Challenge> Your task is to transcribe the records exactly, skipping every image.

(Rows from a dataset of charts and code)
— start —

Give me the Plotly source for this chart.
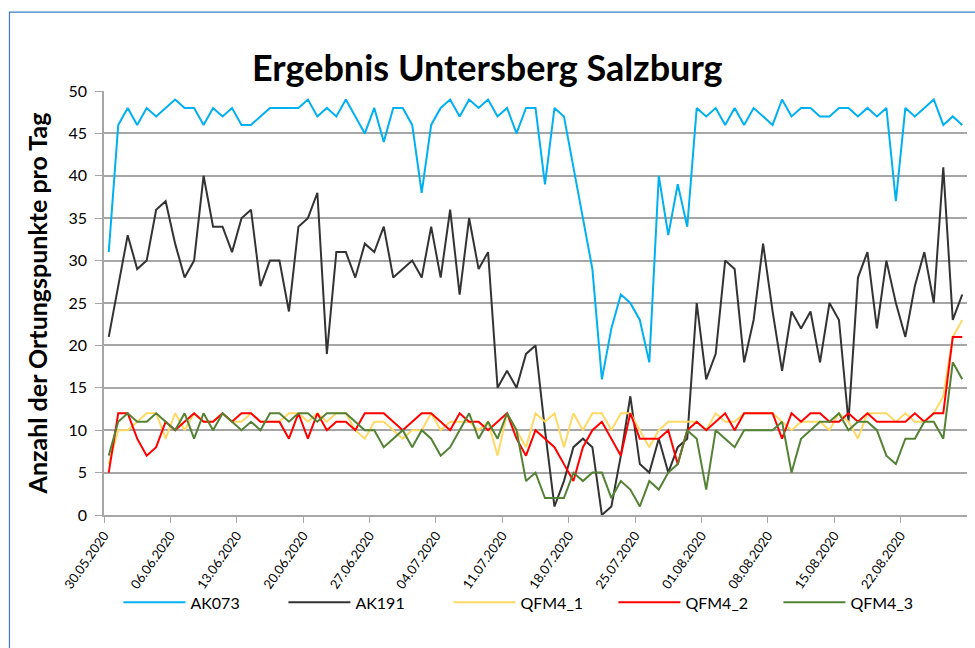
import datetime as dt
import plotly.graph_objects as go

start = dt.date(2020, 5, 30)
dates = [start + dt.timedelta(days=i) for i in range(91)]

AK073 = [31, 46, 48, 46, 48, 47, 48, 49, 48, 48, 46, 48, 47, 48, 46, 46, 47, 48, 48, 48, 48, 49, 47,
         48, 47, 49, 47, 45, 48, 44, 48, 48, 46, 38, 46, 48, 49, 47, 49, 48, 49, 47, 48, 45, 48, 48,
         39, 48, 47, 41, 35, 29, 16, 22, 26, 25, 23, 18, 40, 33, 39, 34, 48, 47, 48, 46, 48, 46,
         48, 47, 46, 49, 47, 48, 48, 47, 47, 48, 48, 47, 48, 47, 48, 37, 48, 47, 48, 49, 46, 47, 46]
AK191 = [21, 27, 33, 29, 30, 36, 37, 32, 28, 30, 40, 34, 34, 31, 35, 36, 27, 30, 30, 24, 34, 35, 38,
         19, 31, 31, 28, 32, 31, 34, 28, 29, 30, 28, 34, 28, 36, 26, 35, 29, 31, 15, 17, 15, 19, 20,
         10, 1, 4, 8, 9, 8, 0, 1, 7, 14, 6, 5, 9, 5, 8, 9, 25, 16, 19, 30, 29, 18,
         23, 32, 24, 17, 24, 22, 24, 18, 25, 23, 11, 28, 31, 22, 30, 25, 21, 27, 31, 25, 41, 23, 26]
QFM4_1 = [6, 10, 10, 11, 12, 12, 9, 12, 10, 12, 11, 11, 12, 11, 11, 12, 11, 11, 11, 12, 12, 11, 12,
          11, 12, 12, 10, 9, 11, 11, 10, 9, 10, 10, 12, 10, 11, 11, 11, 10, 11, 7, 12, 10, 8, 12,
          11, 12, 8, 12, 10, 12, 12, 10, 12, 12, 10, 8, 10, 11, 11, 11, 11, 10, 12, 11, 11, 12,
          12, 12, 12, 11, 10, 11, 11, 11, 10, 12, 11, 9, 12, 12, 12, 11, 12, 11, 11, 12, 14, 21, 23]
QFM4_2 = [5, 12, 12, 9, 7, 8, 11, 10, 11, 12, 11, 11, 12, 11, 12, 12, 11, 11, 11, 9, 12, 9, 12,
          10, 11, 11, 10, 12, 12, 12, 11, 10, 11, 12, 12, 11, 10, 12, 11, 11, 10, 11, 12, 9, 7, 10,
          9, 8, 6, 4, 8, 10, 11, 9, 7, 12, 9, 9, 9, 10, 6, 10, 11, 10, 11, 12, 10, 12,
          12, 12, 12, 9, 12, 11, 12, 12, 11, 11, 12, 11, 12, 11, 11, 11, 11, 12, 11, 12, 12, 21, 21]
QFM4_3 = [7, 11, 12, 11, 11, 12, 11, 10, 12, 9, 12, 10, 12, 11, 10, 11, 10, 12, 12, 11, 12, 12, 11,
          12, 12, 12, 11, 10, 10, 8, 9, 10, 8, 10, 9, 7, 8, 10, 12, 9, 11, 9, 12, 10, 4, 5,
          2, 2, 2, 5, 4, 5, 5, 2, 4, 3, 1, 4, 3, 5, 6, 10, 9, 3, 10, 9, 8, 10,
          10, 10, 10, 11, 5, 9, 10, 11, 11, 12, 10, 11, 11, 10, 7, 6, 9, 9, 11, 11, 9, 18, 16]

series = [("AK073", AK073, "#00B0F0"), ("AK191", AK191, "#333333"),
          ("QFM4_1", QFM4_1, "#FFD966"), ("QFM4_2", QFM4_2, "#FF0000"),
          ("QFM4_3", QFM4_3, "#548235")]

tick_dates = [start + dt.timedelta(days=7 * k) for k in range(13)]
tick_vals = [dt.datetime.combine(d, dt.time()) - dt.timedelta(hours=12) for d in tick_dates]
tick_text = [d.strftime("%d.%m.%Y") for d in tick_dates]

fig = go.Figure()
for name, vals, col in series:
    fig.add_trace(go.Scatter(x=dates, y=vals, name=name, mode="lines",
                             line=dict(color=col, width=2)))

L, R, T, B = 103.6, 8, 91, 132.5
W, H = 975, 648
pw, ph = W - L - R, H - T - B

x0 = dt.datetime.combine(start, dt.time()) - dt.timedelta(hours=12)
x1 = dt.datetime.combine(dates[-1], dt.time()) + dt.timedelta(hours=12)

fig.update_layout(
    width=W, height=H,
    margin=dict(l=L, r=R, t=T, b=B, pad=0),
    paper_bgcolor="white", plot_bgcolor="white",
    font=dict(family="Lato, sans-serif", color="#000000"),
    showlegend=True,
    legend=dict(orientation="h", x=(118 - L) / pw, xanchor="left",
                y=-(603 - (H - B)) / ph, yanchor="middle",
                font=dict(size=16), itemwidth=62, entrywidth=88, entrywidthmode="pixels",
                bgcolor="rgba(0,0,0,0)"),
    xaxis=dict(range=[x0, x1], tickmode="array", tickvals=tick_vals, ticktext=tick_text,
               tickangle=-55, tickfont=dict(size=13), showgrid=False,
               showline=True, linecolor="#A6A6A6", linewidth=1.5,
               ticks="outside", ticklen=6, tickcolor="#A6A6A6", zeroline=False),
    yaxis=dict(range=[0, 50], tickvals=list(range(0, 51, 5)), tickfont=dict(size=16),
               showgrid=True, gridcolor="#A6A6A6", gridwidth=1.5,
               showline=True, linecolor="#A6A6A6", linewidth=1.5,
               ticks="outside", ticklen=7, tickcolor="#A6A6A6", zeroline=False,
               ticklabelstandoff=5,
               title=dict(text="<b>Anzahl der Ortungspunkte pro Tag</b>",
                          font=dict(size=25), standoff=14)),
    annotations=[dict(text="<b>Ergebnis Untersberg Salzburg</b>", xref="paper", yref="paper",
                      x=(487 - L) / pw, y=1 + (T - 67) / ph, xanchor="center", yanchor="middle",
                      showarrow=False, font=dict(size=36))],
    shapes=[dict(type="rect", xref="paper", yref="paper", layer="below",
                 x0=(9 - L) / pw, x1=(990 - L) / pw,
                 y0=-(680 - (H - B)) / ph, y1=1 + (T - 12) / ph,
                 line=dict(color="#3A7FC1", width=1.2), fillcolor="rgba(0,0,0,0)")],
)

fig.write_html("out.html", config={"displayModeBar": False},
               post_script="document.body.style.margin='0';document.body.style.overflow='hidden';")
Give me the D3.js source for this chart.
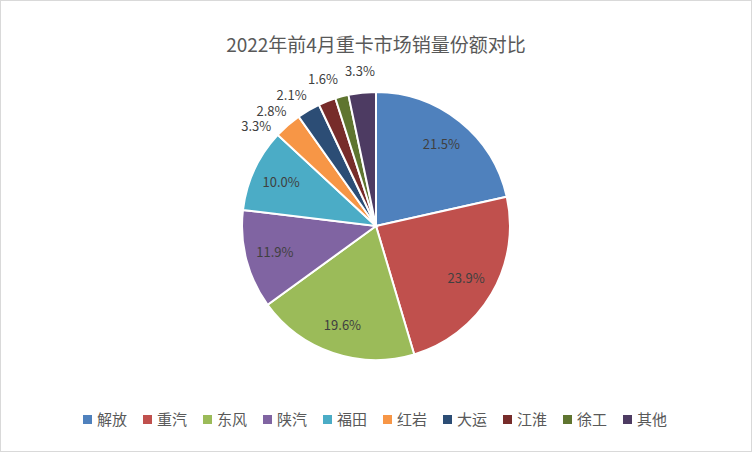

— end —

Task answer>
Give me the Plotly source for this chart.
import datetime as dt
import plotly.graph_objects as go

start = dt.date(2020, 5, 30)
dates = [start + dt.timedelta(days=i) for i in range(91)]

AK073 = [31, 46, 48, 46, 48, 47, 48, 49, 48, 48, 46, 48, 47, 48, 46, 46, 47, 48, 48, 48, 48, 49, 47,
         48, 47, 49, 47, 45, 48, 44, 48, 48, 46, 38, 46, 48, 49, 47, 49, 48, 49, 47, 48, 45, 48, 48,
         39, 48, 47, 41, 35, 29, 16, 22, 26, 25, 23, 18, 40, 33, 39, 34, 48, 47, 48, 46, 48, 46,
         48, 47, 46, 49, 47, 48, 48, 47, 47, 48, 48, 47, 48, 47, 48, 37, 48, 47, 48, 49, 46, 47, 46]
AK191 = [21, 27, 33, 29, 30, 36, 37, 32, 28, 30, 40, 34, 34, 31, 35, 36, 27, 30, 30, 24, 34, 35, 38,
         19, 31, 31, 28, 32, 31, 34, 28, 29, 30, 28, 34, 28, 36, 26, 35, 29, 31, 15, 17, 15, 19, 20,
         10, 1, 4, 8, 9, 8, 0, 1, 7, 14, 6, 5, 9, 5, 8, 9, 25, 16, 19, 30, 29, 18,
         23, 32, 24, 17, 24, 22, 24, 18, 25, 23, 11, 28, 31, 22, 30, 25, 21, 27, 31, 25, 41, 23, 26]
QFM4_1 = [6, 10, 10, 11, 12, 12, 9, 12, 10, 12, 11, 11, 12, 11, 11, 12, 11, 11, 11, 12, 12, 11, 12,
          11, 12, 12, 10, 9, 11, 11, 10, 9, 10, 10, 12, 10, 11, 11, 11, 10, 11, 7, 12, 10, 8, 12,
          11, 12, 8, 12, 10, 12, 12, 10, 12, 12, 10, 8, 10, 11, 11, 11, 11, 10, 12, 11, 11, 12,
          12, 12, 12, 11, 10, 11, 11, 11, 10, 12, 11, 9, 12, 12, 12, 11, 12, 11, 11, 12, 14, 21, 23]
QFM4_2 = [5, 12, 12, 9, 7, 8, 11, 10, 11, 12, 11, 11, 12, 11, 12, 12, 11, 11, 11, 9, 12, 9, 12,
          10, 11, 11, 10, 12, 12, 12, 11, 10, 11, 12, 12, 11, 10, 12, 11, 11, 10, 11, 12, 9, 7, 10,
          9, 8, 6, 4, 8, 10, 11, 9, 7, 12, 9, 9, 9, 10, 6, 10, 11, 10, 11, 12, 10, 12,
          12, 12, 12, 9, 12, 11, 12, 12, 11, 11, 12, 11, 12, 11, 11, 11, 11, 12, 11, 12, 12, 21, 21]
QFM4_3 = [7, 11, 12, 11, 11, 12, 11, 10, 12, 9, 12, 10, 12, 11, 10, 11, 10, 12, 12, 11, 12, 12, 11,
          12, 12, 12, 11, 10, 10, 8, 9, 10, 8, 10, 9, 7, 8, 10, 12, 9, 11, 9, 12, 10, 4, 5,
          2, 2, 2, 5, 4, 5, 5, 2, 4, 3, 1, 4, 3, 5, 6, 10, 9, 3, 10, 9, 8, 10,
          10, 10, 10, 11, 5, 9, 10, 11, 11, 12, 10, 11, 11, 10, 7, 6, 9, 9, 11, 11, 9, 18, 16]

series = [("AK073", AK073, "#00B0F0"), ("AK191", AK191, "#333333"),
          ("QFM4_1", QFM4_1, "#FFD966"), ("QFM4_2", QFM4_2, "#FF0000"),
          ("QFM4_3", QFM4_3, "#548235")]

tick_dates = [start + dt.timedelta(days=7 * k) for k in range(13)]
tick_vals = [dt.datetime.combine(d, dt.time()) - dt.timedelta(hours=12) for d in tick_dates]
tick_text = [d.strftime("%d.%m.%Y") for d in tick_dates]

fig = go.Figure()
for name, vals, col in series:
    fig.add_trace(go.Scatter(x=dates, y=vals, name=name, mode="lines",
                             line=dict(color=col, width=2)))

L, R, T, B = 103.6, 8, 91, 132.5
W, H = 975, 648
pw, ph = W - L - R, H - T - B

x0 = dt.datetime.combine(start, dt.time()) - dt.timedelta(hours=12)
x1 = dt.datetime.combine(dates[-1], dt.time()) + dt.timedelta(hours=12)

fig.update_layout(
    width=W, height=H,
    margin=dict(l=L, r=R, t=T, b=B, pad=0),
    paper_bgcolor="white", plot_bgcolor="white",
    font=dict(family="Lato, sans-serif", color="#000000"),
    showlegend=True,
    legend=dict(orientation="h", x=(118 - L) / pw, xanchor="left",
                y=-(603 - (H - B)) / ph, yanchor="middle",
                font=dict(size=16), itemwidth=62, entrywidth=88, entrywidthmode="pixels",
                bgcolor="rgba(0,0,0,0)"),
    xaxis=dict(range=[x0, x1], tickmode="array", tickvals=tick_vals, ticktext=tick_text,
               tickangle=-55, tickfont=dict(size=13), showgrid=False,
               showline=True, linecolor="#A6A6A6", linewidth=1.5,
               ticks="outside", ticklen=6, tickcolor="#A6A6A6", zeroline=False),
    yaxis=dict(range=[0, 50], tickvals=list(range(0, 51, 5)), tickfont=dict(size=16),
               showgrid=True, gridcolor="#A6A6A6", gridwidth=1.5,
               showline=True, linecolor="#A6A6A6", linewidth=1.5,
               ticks="outside", ticklen=7, tickcolor="#A6A6A6", zeroline=False,
               ticklabelstandoff=5,
               title=dict(text="<b>Anzahl der Ortungspunkte pro Tag</b>",
                          font=dict(size=25), standoff=14)),
    annotations=[dict(text="<b>Ergebnis Untersberg Salzburg</b>", xref="paper", yref="paper",
                      x=(487 - L) / pw, y=1 + (T - 67) / ph, xanchor="center", yanchor="middle",
                      showarrow=False, font=dict(size=36))],
    shapes=[dict(type="rect", xref="paper", yref="paper", layer="below",
                 x0=(9 - L) / pw, x1=(990 - L) / pw,
                 y0=-(680 - (H - B)) / ph, y1=1 + (T - 12) / ph,
                 line=dict(color="#3A7FC1", width=1.2), fillcolor="rgba(0,0,0,0)")],
)

fig.write_html("out.html", config={"displayModeBar": False},
               post_script="document.body.style.margin='0';document.body.style.overflow='hidden';")
Give me the D3.js source for this chart.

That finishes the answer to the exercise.